Hayes finished with 12 points (5/8 shooting) and 9 assists. He also had five turnovers and wasn’t great defensively, but when he had the ball, he controlled the game when it mattered. You can’t teach that.

Stewart, Bey, Tyler Cook and Frank Jackson were the other standouts.

Stewart finished with 18 points, 16 rebounds and six stocks, outplaying the assortment of big men Cleveland threw out there. It was his third-straight double-double, which is one shy of Greg Monroe’s rookie record.

Bey finished with 20 points, but the 18 he scored in the first quarter were a rookie record, tying Brandon Knight in 2012.

I’m sorry for ruining the mood by citing those stats.

Anyway, Jackson was the other big performance. For a two-way player, he really is instant offense some nights. Other nights, he can be a total zero. Tonight looked like it was going to be a zero as he missed his first four shots.

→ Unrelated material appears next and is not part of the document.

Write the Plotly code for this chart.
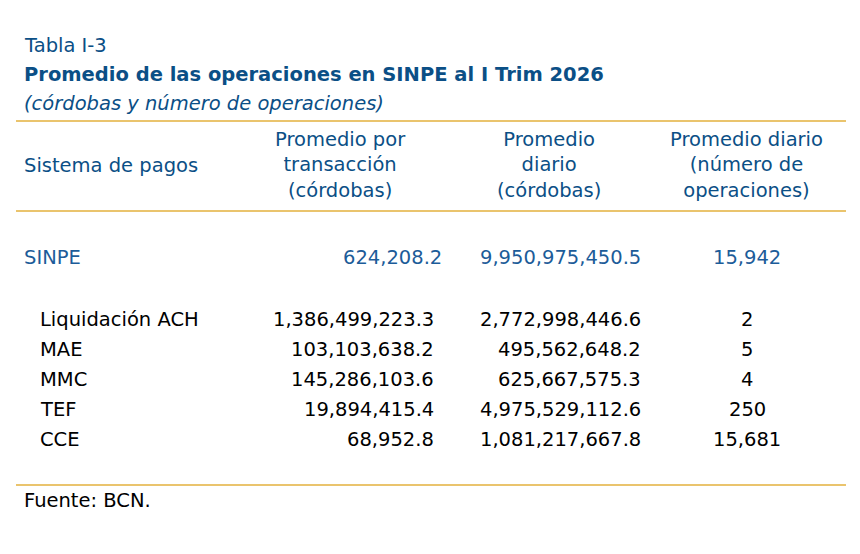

Then, suddenly, he became Vinnie Johnson, scoring 8 of his 17 points in a 2 minute spurt to end the third quarter. Hell, the dude WON THE GAME with a strong baseline layup in the final seconds.

He’s on a two-way deal, so he’s going to be a restricted free agent this summer… but I’m totally in on the team bringing him back. He’s only 22, he’s shooting 40% from downtown on over three attempts per game. I don’t see why you wouldn’t want to keep him around?

Shoutout to Tyler Cook. I don’t know if his future is with Detroit, but he scored 12 points tonight and dunked the crap out of the ball like five or six times. He’s fun.

Both the Houston Rockets and Oklahoma City Thunder were losing by double-figures when this game ended. It was not a strong night for the tank, but it was a good one for the kids.